ILMT is the single biggest variable in any IBM sub capacity audit. This guide covers architecture, scanner coverage, reporting, and the deployment gotchas that fail audits.
IBM ILMT is the proof point for sub capacity licensing. Get it wrong and the audit defaults to full capacity. Get it right and you keep the discount.
IBM License Metric Tool is the proof point that lets enterprises license IBM software at sub capacity rather than full capacity. The savings on a single workload can be tens of thousands per year. The discipline required to keep the discount is what most enterprises underestimate.
This guide walks the architecture, scanner coverage, reporting requirements, and the deployment gotchas that fail audits. It is written from the buyer side. The aim is to keep your sub capacity entitlement intact.
Without a compliant ILMT deployment, IBM products on virtualized hosts default to full capacity. That is the entire underlying physical host, not just the resources assigned to the partition. The cost difference is rarely small.
Auditors check whether ILMT was installed, whether scans ran on schedule, whether all eligible workloads were in scope, and whether reports were retained. A failure on any of these can collapse the sub capacity entitlement for that workload.
ILMT is a server and agent architecture. Get the placement right and operations are simple. Get it wrong and gaps appear at scale.
Single ILMT server per environment is typical. Place it in a network segment that can reach every agent. Plan for high availability where the IBM estate is large.
Agents are deployed on every host running eligible IBM software. The deployment plan should walk physical, virtualized, and container environments. Missing a single tier produces the audit gap.
Where direct network access is restricted, a relay or disconnected scan pattern is supported. Document it. Auditors ask.
ILMT compliance gates at audit
| Gate | Required state | Common failure mode |
|---|---|---|
| Installation | ILMT installed before sub capacity workload deployment | Installed late, no scans for an early period |
| Scan frequency | Every 90 days minimum, all eligible hosts | Subset of hosts misses scans |
| Coverage | Every host running eligible IBM software | Containers and migrated VMs missing |
| Reports | Retained for at least two years | Lost during ILMT upgrade |
| Sub capacity report content | Accurate PVU and metric values | Stale data, missing fields |
Coverage gaps are the most common audit issue. A few patterns recur across estates.
Every eligible host gets an agent. No sampling. Verify against your CMDB or hypervisor inventory each quarter.
Container coverage is the fastest growing gap. ILMT supports Kubernetes and OpenShift container scanning. The deployment pattern is different from a traditional VM.
IBM software running on EC2, Azure, GCP, or IBM Cloud is in scope. The deployment pattern depends on the cloud and the instance type. Marketplace images sometimes ship with agents pre installed. Verify.
The product works. Most failed ILMT audits are deployment failures, not licensing failures.
Reports are the artifact the auditor will ask for first. Their absence is taken as failure.
Scans must run at least every ninety days on every eligible host.
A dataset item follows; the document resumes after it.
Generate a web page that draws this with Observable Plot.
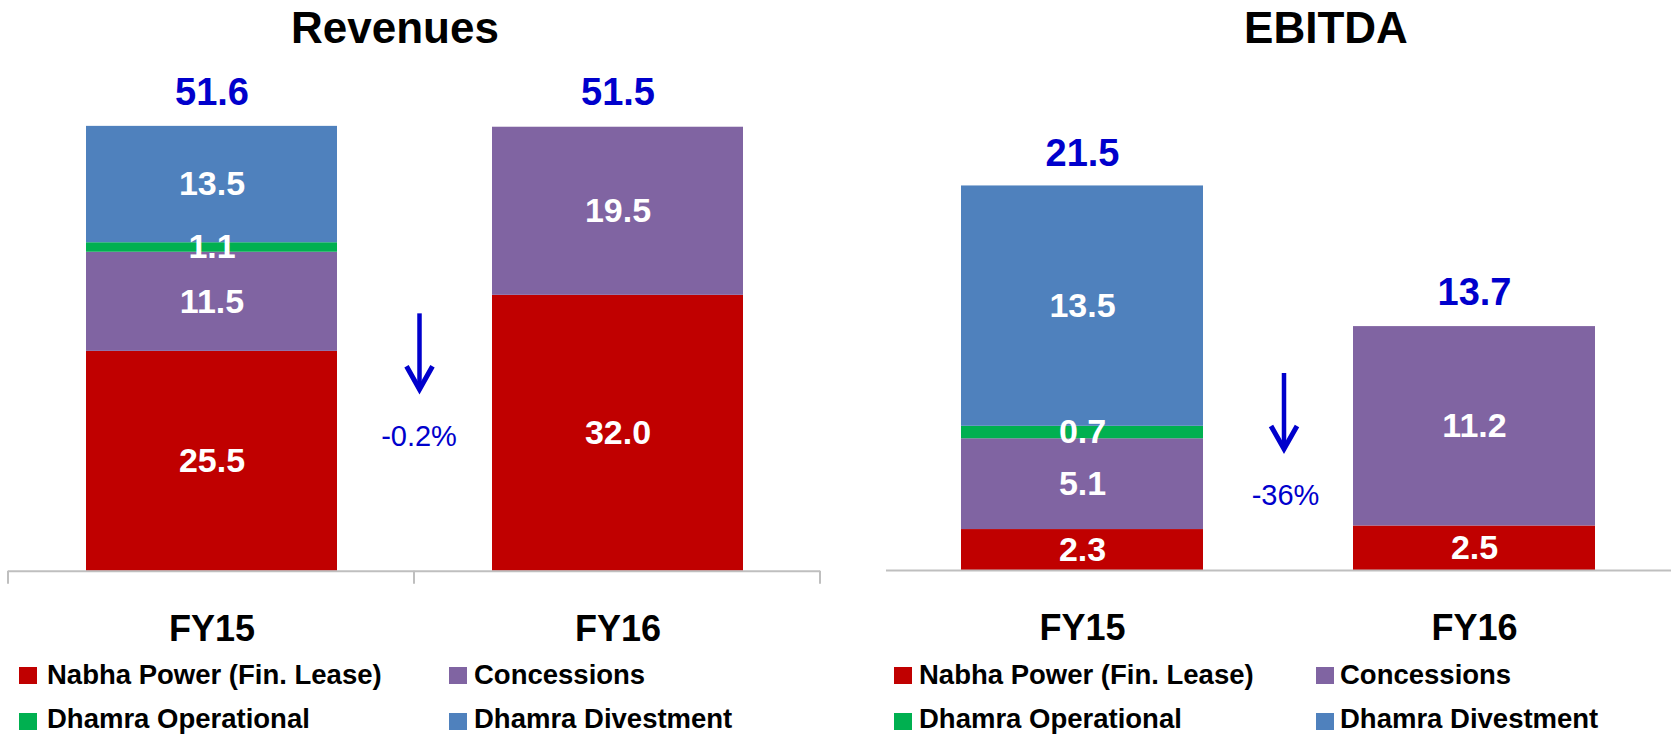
<!DOCTYPE html>
<html>
<head>
<meta charset="utf-8">
<script src="https://cdn.jsdelivr.net/npm/d3@7"></script>
<script src="https://cdn.jsdelivr.net/npm/@observablehq/plot@0.6"></script>
<style>
  html, body { margin: 0; padding: 0; background: #fff; }
  #root { position: relative; width: 1671px; height: 735px; overflow: hidden;
          font-family: "Liberation Sans", Arial, sans-serif; color: #000; }
  .title { position: absolute; top: 6px; font-weight: bold; font-size: 44px; line-height: 44px;
           transform: translateX(-50%); white-space: nowrap; }
  .panel { position: absolute; top: 60px; }
  .sw { position: absolute; width: 18px; height: 17px; }
  .lt { position: absolute; font-weight: bold; font-size: 27.5px; line-height: 28px; white-space: nowrap; }
</style>
</head>
<body>
<div id="root"></div>
<script>
// ---------- data ----------
const categories = ["FY15", "FY16"];
const seriesNames = ["Nabha Power (Fin. Lease)", "Concessions", "Dhamra Operational", "Dhamra Divestment"];
const seriesColors = ["#C00000", "#8064A2", "#00B050", "#4F81BD"];

const revNabha = [25.5, 32.0];
const revConcessions = [11.5, 19.5];
const revDhamraOp = [1.1, 0];
const revDhamraDiv = [13.5, 0];
const revTotals = [51.6, 51.5];
const revChange = "-0.2%";

const ebitdaNabha = [2.3, 2.5];
const ebitdaConcessions = [5.1, 11.2];
const ebitdaDhamraOp = [0.7, 0];
const ebitdaDhamraDiv = [13.5, 0];
const ebitdaTotals = [21.5, 13.7];
const ebitdaChange = "-36%";

const panelTitles = ["Revenues", "EBITDA"];

// ---------- helpers ----------
const FONT = '"Liberation Sans", Arial, sans-serif';
const BLUE = "#0000CC";
const fmt = d3.format(".1f");

function buildRows(seriesArrays) {
  const rows = [];
  seriesArrays.forEach((vals, s) => {
    vals.forEach((v, i) => { if (v > 0) rows.push({cat: categories[i], series: seriesNames[s], value: v}); });
  });
  return rows;
}

function arrowMark(dx, yTop, yTip) {
  return (index, scales, values, dims) => {
    const fx = dims.marginLeft + (dims.width - dims.marginLeft - dims.marginRight) / 2 + dx;
    const fy = dims.marginTop + (dims.height - dims.marginTop - dims.marginBottom) / 2;
    const g = d3.create("svg:g").attr("fill", "none").attr("stroke", BLUE);
    g.append("line").attr("x1", fx).attr("x2", fx)
      .attr("y1", fy + yTop).attr("y2", fy + yTip - 6).attr("stroke-width", 4.5);
    g.append("path")
      .attr("d", `M${fx - 13},${fy + yTip - 27}L${fx},${fy + yTip - 4}L${fx + 13},${fy + yTip - 27}`)
      .attr("stroke-width", 5).attr("stroke-linejoin", "miter");
    return g.node();
  };
}

function boundaryTicks(index, scales, values, dims) {
  const y0 = dims.height - dims.marginBottom;
  const l = dims.marginLeft, r = dims.width - dims.marginRight;
  const g = d3.create("svg:g").attr("stroke", "#BFBFBF").attr("stroke-width", 2);
  for (const x of [l, (l + r) / 2, r]) g.append("line").attr("x1", x).attr("x2", x).attr("y1", y0).attr("y2", y0 + 13);
  return g.node();
}

function panel(o) {
  const rows = buildRows(o.series);
  const totals = categories.map((c, i) => ({cat: c, total: o.totals[i]}));
  const marks = [
    Plot.barY(rows, {x: "cat", y: "value", fill: "series"}),
    Plot.ruleY([0], {stroke: "#BFBFBF", strokeWidth: 2}),
    Plot.text(rows, Plot.stackY({x: "cat", y: "value", z: "series", text: d => fmt(d.value),
      fill: "white", fontSize: 34, fontWeight: "bold", fontFamily: FONT})),
    Plot.text(totals, {x: "cat", y: "total", text: d => fmt(d.total), dy: -34,
      fill: BLUE, fontSize: 38, fontWeight: "bold", fontFamily: FONT}),
    Plot.text([o.change], {frameAnchor: "middle", dx: o.labelDx, dy: o.labelDy, text: d => d,
      fill: BLUE, fontSize: 29, fontWeight: "normal", fontFamily: FONT}),
    arrowMark(o.arrowDx, o.arrowTop, o.arrowTip)
  ];
  if (o.ticks) marks.push(boundaryTicks);
  return Plot.plot({
    width: o.width, height: 590,
    marginTop: 40, marginBottom: o.marginBottom, marginLeft: o.marginLeft, marginRight: o.marginRight,
    x: {domain: categories, paddingInner: 0.382, paddingOuter: 0.191, tickSize: 0, tickPadding: 44, label: null},
    y: {domain: [0, o.yMax], axis: null},
    color: {domain: seriesNames, range: seriesColors},
    style: {fontFamily: FONT, fontSize: "36px", fontWeight: "bold", color: "#000", background: "transparent", overflow: "visible"},
    marks
  });
}

// ---------- layout ----------
const root = document.getElementById("root");

function addTitle(text, cx) {
  const d = document.createElement("div");
  d.className = "title"; d.textContent = text; d.style.left = cx + "px";
  root.appendChild(d);
}
function addPanel(svg, left) {
  const d = document.createElement("div");
  d.className = "panel"; d.style.left = left + "px";
  d.appendChild(svg); root.appendChild(d);
}
function addLegend(cols) {
  // 2 columns x 2 rows: row1 = series 0,1 ; row2 = series 2,3
  const rowsTop = [667, 713], textTop = [660.5, 704.5];
  seriesNames.forEach((name, s) => {
    const r = Math.floor(s / 2), c = s % 2;
    const sw = document.createElement("div");
    sw.className = "sw"; sw.style.left = cols[c][0] + "px"; sw.style.top = rowsTop[r] + "px";
    sw.style.background = seriesColors[s];
    const t = document.createElement("div");
    t.className = "lt"; t.style.left = cols[c][1] + "px"; t.style.top = textTop[r] + "px";
    t.textContent = name;
    root.appendChild(sw); root.appendChild(t);
  });
}

addTitle(panelTitles[0], 395);
addTitle(panelTitles[1], 1326);

addPanel(panel({
  series: [revNabha, revConcessions, revDhamraOp, revDhamraDiv], totals: revTotals, change: revChange,
  width: 835, marginLeft: 8, marginRight: 15, marginBottom: 79.3, yMax: 54.6,
  labelDx: 4.5, labelDy: 101, arrowDx: 5.5, arrowTop: -22, arrowTip: 58, ticks: true
}), 0);

addPanel(panel({
  series: [ebitdaNabha, ebitdaConcessions, ebitdaDhamraOp, ebitdaDhamraDiv], totals: ebitdaTotals, change: ebitdaChange,
  width: 836, marginLeft: 51, marginRight: 0, marginBottom: 80, yMax: 26.4,
  labelDx: 6.5, labelDy: 160, arrowDx: 5.5, arrowTop: 38, arrowTip: 118, ticks: false
}), 835);

addLegend([[19, 47], [449, 474]]);
addLegend([[894, 919], [1316, 1340]]);
</script>
</body>
</html>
We recommend monthly to leave headroom for missed scans. Quarterly is the contractual floor.
Reports must be retained for at least two years and produced on demand during audit. Many enterprises lose reports during ILMT upgrades. Build retention into the upgrade plan.
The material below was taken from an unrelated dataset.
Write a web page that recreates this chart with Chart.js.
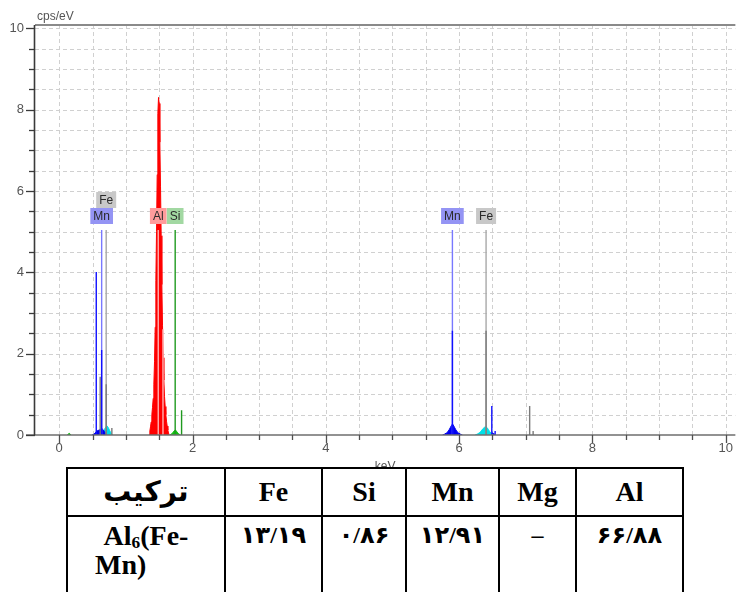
<!DOCTYPE html>
<html><head><meta charset="utf-8">
<script src="https://cdn.jsdelivr.net/npm/chart.js@4.4.1/dist/chart.umd.min.js"></script>
<style>
html,body{margin:0;padding:0;background:#fff;overflow:hidden;width:739px;height:592px;}
#wrap{position:absolute;left:0;top:0;width:739px;height:480px;}
#unit{position:absolute;left:37px;top:9px;font:12px 'Liberation Sans',Arial,sans-serif;color:#555;line-height:14px;}
#tbl{position:absolute;left:66px;top:467px;border-collapse:collapse;table-layout:fixed;width:618px;background:#fff;font-family:'Liberation Serif','Times New Roman','DejaVu Sans',serif;font-weight:bold;color:#000;}
#tbl td{border:2px solid #000;text-align:center;padding:0;}
#tbl tr.h td{height:46px;font-size:28px;line-height:30px;vertical-align:middle;}
#tbl tr.v td{height:100px;vertical-align:top;padding-top:3px;font-size:24px;line-height:30px;}
#tbl tr.v td.name{font-size:28px;line-height:29px;padding-top:4px;}
#tbl .l1{text-align:center;}
#tbl .l2{text-align:left;padding-left:27px;}
#tbl sub{font-size:0.62em;line-height:0;vertical-align:-0.2em;}
</style></head><body>
<div id="wrap"><canvas id="c"></canvas></div>
<div id="unit">cps/eV</div>
<table id="tbl"><colgroup id="cols"></colgroup></table>
<script>
// ---------- axes ----------
const xTickValues = [0,0.5,1,1.5,2,2.5,3,3.5,4,4.5,5,5.5,6,6.5,7,7.5,8,8.5,9,9.5,10];
const xLabelValues = [0,2,4,6,8,10];
const yTickValues = [0,0.5,1,1.5,2,2.5,3,3.5,4,4.5,5,5.5,6,6.5,7,7.5,8,8.5,9,9.5,10];
const yLabelValues = [0,2,4,6,8,10];
const xTitle = 'keV';

// ---------- spectrum (keV, cps/eV) ----------
const alEnergy = [1.35,1.36,1.37,1.38,1.39,1.40,1.41,1.42,1.43,1.44,1.45,1.46,1.47,1.48,1.49,1.50,1.51,1.52,1.53,1.54,1.55,1.56,1.57,1.58,1.59,1.60,1.61,1.62,1.63,1.64,1.65];
const alCounts = [0,0.1,0.2,0.32,0.5,0.68,0.9,1.25,1.8,2.65,3.8,5.0,6.4,7.9,8.3,8.15,7.2,6.1,4.9,3.7,2.7,1.9,1.35,0.95,0.7,0.5,0.34,0.22,0.12,0.05,0];

const mnLEnergy = [0.49,0.52,0.54,0.56,0.58,0.60,0.62,0.64,0.66,0.68,0.70,0.72];
const mnLCounts = [0,0.02,0.05,0.09,0.11,0.12,0.14,0.16,0.13,0.08,0.03,0];
const mnKaEnergy = [5.75,5.78,5.81,5.83,5.85,5.87,5.89,5.90,5.91,5.93,5.95,5.97,5.99,6.02,6.05];
const mnKaCounts = [0,0.02,0.05,0.08,0.13,0.19,0.25,0.27,0.25,0.19,0.13,0.08,0.05,0.02,0];
const mnKbEnergy = [6.46,6.49,6.50,6.52,6.55];
const mnKbCounts = [0,0.04,0.05,0.03,0];

const feLEnergy = [0.64,0.66,0.68,0.70,0.72,0.74,0.76,0.78,0.80];
const feLCounts = [0,0.06,0.14,0.2,0.22,0.17,0.1,0.04,0];
const feKaEnergy = [6.24,6.27,6.30,6.32,6.34,6.36,6.38,6.40,6.42,6.44,6.46,6.48,6.51];
const feKaCounts = [0,0.02,0.05,0.08,0.12,0.16,0.19,0.2,0.18,0.13,0.08,0.04,0];

const siEnergy = [1.66,1.69,1.71,1.73,1.74,1.75,1.77,1.79,1.82];
const siCounts = [0,0.03,0.07,0.11,0.12,0.11,0.07,0.03,0];
const lowEnergy = [0.12,0.15,0.18];
const lowCounts = [0,0.04,0];

// ---------- element line markers ----------
const markerNames = ['Mn','Fe','Al','Si','Mn','Fe'];
const markerEnergies = [0.637,0.705,1.486,1.740,5.899,6.404];
const markerHeight = 5.04;

const mnLineEnergies = [0.556,0.637,5.899,6.490,6.54];
const mnLineHeights  = [4.01,2.09,2.56,0.71,0.1];
const feLineEnergies = [0.615,0.705,0.79,6.404,7.058,7.11];
const feLineHeights  = [1.43,1.25,0.17,2.56,0.71,0.1];
const alLineEnergies = [1.557];
const alLineHeights  = [2.6];
const siLineEnergies = [1.836];
const siLineHeights  = [0.61];

// ---------- table ----------
const tableHeader = ['ترکیب','Fe','Si','Mn','Mg','Al'];
const phaseLine1 = ['Al','6','(Fe-'];
const phaseLine2 = 'Mn)';
const tableValues = ['۱۳/۱۹','۰/۸۶','۱۲/۹۱','–','۶۶/۸۸'];

// ---------- styles ----------
const fillColor = {Al:'#ff0000', Mn:'#0000f0', Fe:'#00e0e8', Si:'#10c010'};
const lineColor = {Al:'#ffb4b4', Mn:'#1010ff', Fe:'#7a7a7a', Si:'#1f9a1f'};
const markerColor = {Al:'#ffb0b0', Mn:'#7878ff', Fe:'#a8a8a8', Si:'#1f9a1f'};
const labelBg = {Mn:'#9494f4', Fe:'#c8c8c8', Al:'#ff9c9c', Si:'#a2d8a2'};
const colWidths = [158,97,84,93,77,107];
const FONT = "'Liberation Sans', Arial, sans-serif";

// ---------- build table ----------
(function(){
  const tbl = document.getElementById('tbl');
  const cg = document.getElementById('cols');
  colWidths.forEach(w=>{const c=document.createElement('col'); c.style.width=w+'px'; cg.appendChild(c);});
  const tr1 = document.createElement('tr'); tr1.className='h';
  tableHeader.forEach(t=>{const td=document.createElement('td'); td.textContent=t; tr1.appendChild(td);});
  tbl.appendChild(tr1);
  const tr2 = document.createElement('tr'); tr2.className='v';
  const n = document.createElement('td'); n.className='name';
  n.innerHTML = '<div class="l1">'+phaseLine1[0]+'<sub>'+phaseLine1[1]+'</sub>'+phaseLine1[2]+'</div><div class="l2">'+phaseLine2+'</div>';
  tr2.appendChild(n);
  tableValues.forEach(t=>{const td=document.createElement('td'); td.textContent=t; tr2.appendChild(td);});
  tbl.appendChild(tr2);
})();

// ---------- datasets ----------
const pts = (xs,ys)=>xs.map((x,i)=>({x:x,y:ys[i]}));
const stems = (xs,hs)=>{const p=[]; xs.forEach((x,i)=>{p.push({x:x,y:0},{x:x,y:hs[i]},{x:x,y:null});}); return p;};
const fillDs = (xs,ys,el)=>({data:pts(xs,ys),showLine:true,fill:'origin',backgroundColor:fillColor[el],borderColor:fillColor[el],borderWidth:1,pointRadius:0,order:3});
const stemDs = (xs,hs,color,order)=>({data:stems(xs,hs),showLine:true,spanGaps:false,fill:false,borderColor:color,borderWidth:1.4,pointRadius:0,order:order});

const datasets = [
  fillDs(lowEnergy,lowCounts,'Si'),
  fillDs(mnLEnergy,mnLCounts,'Mn'),
  fillDs(feLEnergy,feLCounts,'Fe'),
  fillDs(alEnergy,alCounts,'Al'),
  fillDs(siEnergy,siCounts,'Si'),
  fillDs(mnKaEnergy,mnKaCounts,'Mn'),
  fillDs(feKaEnergy,feKaCounts,'Fe'),
  fillDs(mnKbEnergy,mnKbCounts,'Mn')
];
['Mn','Fe','Al','Si'].forEach(el=>{
  const es = markerEnergies.filter((e,i)=>markerNames[i]===el);
  datasets.push(stemDs(es, es.map(()=>markerHeight), markerColor[el], 2));
});
datasets.push(stemDs(mnLineEnergies,mnLineHeights,lineColor.Mn,1));
datasets.push(stemDs(feLineEnergies,feLineHeights,lineColor.Fe,1));
datasets.push(stemDs(alLineEnergies,alLineHeights,lineColor.Al,1));
datasets.push(stemDs(siLineEnergies,siLineHeights,lineColor.Si,1));

// ---------- decoration plugin ----------
function seg(ctx,x1,y1,x2,y2){ctx.beginPath();ctx.moveTo(x1,y1);ctx.lineTo(x2,y2);ctx.stroke();}
const deco = {
  id:'deco',
  beforeDatasetsDraw(chart){
    const {ctx, chartArea:a, scales:{x,y}} = chart;
    ctx.save();
    ctx.strokeStyle='#d0d0d0'; ctx.lineWidth=1; ctx.setLineDash([4,3]);
    xTickValues.forEach(v=>{const px=Math.round(x.getPixelForValue(v))+0.5; seg(ctx,px,a.top,px,a.bottom);});
    yTickValues.forEach(v=>{if(v===0)return; const py=Math.round(y.getPixelForValue(v))+0.5; seg(ctx,a.left,py,a.right,py);});
    ctx.restore();
  },
  afterDatasetsDraw(chart){
    const {ctx, chartArea:a, scales:{x,y}} = chart;
    ctx.save();
    ctx.setLineDash([]);
    ctx.strokeStyle='#8a8a8a'; ctx.lineWidth=2; seg(ctx,a.left,a.top,a.right,a.top);
    ctx.strokeStyle='#6e6e6e'; ctx.lineWidth=1.6; seg(ctx,a.left-9,a.bottom,a.right,a.bottom);
    ctx.strokeStyle='#3a3a3a'; ctx.lineWidth=1.6; seg(ctx,a.left-0.5,a.top,a.left-0.5,a.bottom);
    ctx.lineWidth=1.3; ctx.strokeStyle='#3a3a3a';
    yTickValues.forEach(v=>{const py=Math.round(y.getPixelForValue(v))+0.5; const len=yLabelValues.includes(v)?9:6; seg(ctx,a.left-len,py,a.left,py);});
    ctx.strokeStyle='#505050';
    xTickValues.forEach(v=>{const px=Math.round(x.getPixelForValue(v))+0.5; const len=xLabelValues.includes(v)?8:5; seg(ctx,px,a.bottom,px,a.bottom+len);});
    ctx.font='12px '+FONT; ctx.textAlign='center'; ctx.textBaseline='middle';
    const placed=[];
    const order = markerEnergies.map((e,i)=>i).sort((i,j)=>markerEnergies[i]-markerEnergies[j]);
    const baseBottom = y.getPixelForValue(markerHeight)-6;
    order.forEach(i=>{
      const name=markerNames[i];
      const cx=x.getPixelForValue(markerEnergies[i]);
      const w=ctx.measureText(name).width+6, h=16;
      let level=0;
      const l=cx-w/2, r=cx+w/2;
      while(placed.some(b=>b.level===level && Math.min(r,b.r)-Math.max(l,b.l)>2)) level++;
      placed.push({l:l,r:r,level:level});
      const top=baseBottom-h*(level+1);
      ctx.fillStyle=labelBg[name]; ctx.fillRect(l,top,w,h);
      ctx.fillStyle='#2a2a2a'; ctx.fillText(name,cx,top+h/2+0.5);
    });
    ctx.restore();
  }
};

new Chart(document.getElementById('c'),{
  type:'scatter',
  data:{datasets:datasets},
  options:{
    responsive:true, maintainAspectRatio:false, animation:false,
    layout:{padding:{top:25,left:0,right:0,bottom:0}},
    plugins:{legend:{display:false},tooltip:{enabled:false}},
    scales:{
      x:{type:'linear',min:-0.363,max:10.144,
        afterBuildTicks:s=>{s.ticks=xTickValues.map(v=>({value:v}));},
        afterFit:s=>{s.height=45;},
        grid:{display:false,drawTicks:false}, border:{display:false},
        ticks:{autoSkip:false,maxRotation:0,padding:6,color:'#555',font:{family:FONT,size:13},
          callback:v=>xLabelValues.includes(v)?String(v):''},
        title:{display:true,text:xTitle,color:'#555',font:{family:FONT,size:12},padding:{top:0,bottom:6}}
      },
      y:{type:'linear',min:0,max:10.08,
        afterBuildTicks:s=>{s.ticks=yTickValues.map(v=>({value:v}));},
        afterFit:s=>{s.width=35;},
        grid:{display:false,drawTicks:false}, border:{display:false},
        ticks:{autoSkip:false,padding:11,color:'#555',font:{family:FONT,size:13},
          callback:v=>yLabelValues.includes(v)?String(v):''}
      }
    }
  },
  plugins:[deco]
});
</script>
</body></html>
We recommend a quarterly internal sign off on ILMT coverage by the IBM software owner. It is the cheapest single control against audit risk.
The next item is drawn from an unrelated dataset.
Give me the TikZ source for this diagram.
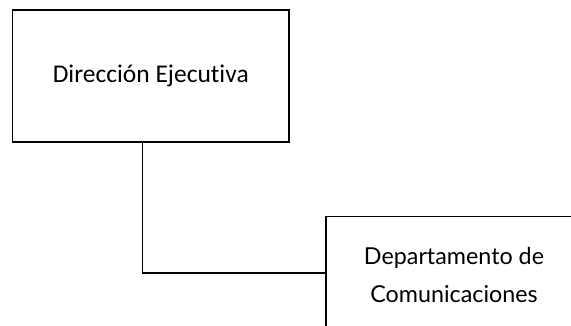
\documentclass[tikz,border=0pt]{standalone}
\usepackage{fontspec}
\setmainfont{Carlito}[Ligatures={NoCommon,NoDiscretionary}]
\newfontfamily\gillfont{Lato}[Ligatures={NoCommon,NoDiscretionary}]
\begin{document}
\begin{tikzpicture}[x=1pt,y=-1pt,
  box/.style={draw, line width=1.1pt, inner sep=0pt, align=center},
  conn/.style={draw, line width=1.1pt}]
\useasboundingbox (0,0) rectangle (571,326);
\clip (0,0) rectangle (571,326);
\node[box, minimum width=276.5pt, minimum height=132pt, font=\fontsize{25.5}{30}\selectfont] (dir) at (150.75,76) {Dirección Ejecutiva};
\node[box, minimum width=256pt, minimum height=117pt, font=\gillfont\fontsize{23.3}{38}\selectfont] (dep) at (454,275) {Departamento de\\Comunicaciones};
\coordinate (c) at (142.7,273);
\draw[conn] (dir.south -| c) |- (dep.west |- c);
\end{tikzpicture}
\end{document}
Five gotchas explain almost every failed ILMT audit we have seen.
Agents fall off after live migration in some configurations. Quarterly reconciliation against the hypervisor inventory catches this. Without reconciliation, gaps accumulate quietly.
ILMT upgrades occasionally lose historical reports if retention is not preserved. Plan the upgrade with the auditor question in mind, not just the technical task.
Containers running eligible IBM software are in scope. Treating them as exempt is the single biggest emerging audit issue we see.
Every IBM sub capacity audit checks ILMT. It is the gate to the sub capacity entitlement and the first artifact auditors request.
A single missed scan does not automatically collapse sub capacity, but a pattern of missed scans can. Audit findings tend to focus on patterns more than individual gaps.
Yes. ILMT itself does not carry a separate license fee. The cost is operational, not contractual.
Not for IBM sub capacity entitlement. Other tools may help with inventory, but the entitlement is tied to ILMT or its successor offerings.
Cloud workloads running eligible IBM software are in scope. SaaS that the customer does not operate is outside the ILMT scope but inside the wider IBM licensing footprint.
Yes. Containers running eligible IBM software are in scope and increasingly the focus of audit findings. Treat them as first class in the deployment plan.